----- EXERCISE MATERIALS
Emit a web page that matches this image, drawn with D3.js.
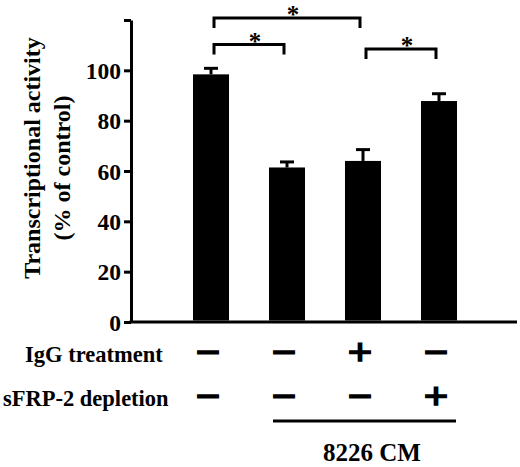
----------
----- EXERCISE MATERIALS
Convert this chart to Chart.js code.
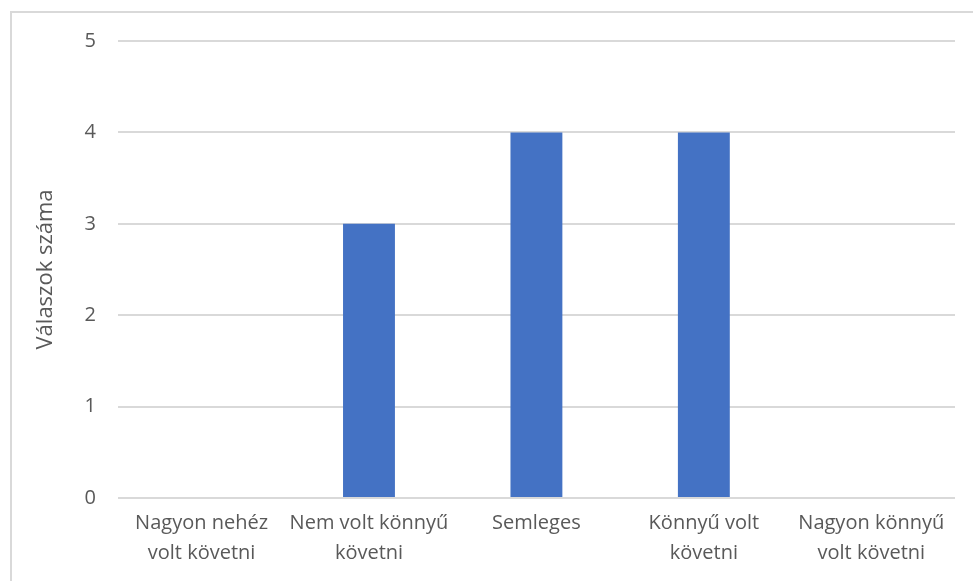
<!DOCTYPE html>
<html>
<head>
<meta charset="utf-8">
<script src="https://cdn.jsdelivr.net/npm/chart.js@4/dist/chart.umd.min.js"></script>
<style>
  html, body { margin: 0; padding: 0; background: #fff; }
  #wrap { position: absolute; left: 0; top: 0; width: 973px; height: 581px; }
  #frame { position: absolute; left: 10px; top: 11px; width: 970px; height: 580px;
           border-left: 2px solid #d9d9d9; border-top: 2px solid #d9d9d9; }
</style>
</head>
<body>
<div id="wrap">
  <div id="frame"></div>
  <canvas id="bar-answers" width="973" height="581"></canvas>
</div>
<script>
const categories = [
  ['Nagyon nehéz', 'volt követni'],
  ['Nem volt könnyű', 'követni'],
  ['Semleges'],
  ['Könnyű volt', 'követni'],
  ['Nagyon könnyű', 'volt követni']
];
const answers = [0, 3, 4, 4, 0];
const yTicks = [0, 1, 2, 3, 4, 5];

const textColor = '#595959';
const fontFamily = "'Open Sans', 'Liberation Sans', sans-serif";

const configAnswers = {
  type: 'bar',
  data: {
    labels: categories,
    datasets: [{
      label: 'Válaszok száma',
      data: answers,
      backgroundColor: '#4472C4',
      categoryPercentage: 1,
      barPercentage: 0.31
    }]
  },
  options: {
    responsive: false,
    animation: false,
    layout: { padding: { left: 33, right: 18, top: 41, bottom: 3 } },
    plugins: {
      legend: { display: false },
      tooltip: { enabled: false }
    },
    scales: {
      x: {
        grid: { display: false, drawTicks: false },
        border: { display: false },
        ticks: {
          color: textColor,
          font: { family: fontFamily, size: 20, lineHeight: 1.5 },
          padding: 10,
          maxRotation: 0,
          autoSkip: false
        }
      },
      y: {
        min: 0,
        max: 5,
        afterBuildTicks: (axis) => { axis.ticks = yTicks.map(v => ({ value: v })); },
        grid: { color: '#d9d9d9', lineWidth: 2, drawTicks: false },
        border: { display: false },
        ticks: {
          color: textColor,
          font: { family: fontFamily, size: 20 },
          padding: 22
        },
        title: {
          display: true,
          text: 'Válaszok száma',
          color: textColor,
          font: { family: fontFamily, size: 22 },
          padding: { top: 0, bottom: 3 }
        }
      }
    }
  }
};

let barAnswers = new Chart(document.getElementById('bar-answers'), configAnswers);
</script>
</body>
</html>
----------
-- DESCRIPTION OF THE TASK --
Looking at the records above, say how many lines hold the string "this". Write nothing but the number.

-- EXERCISE SOLUTION --
2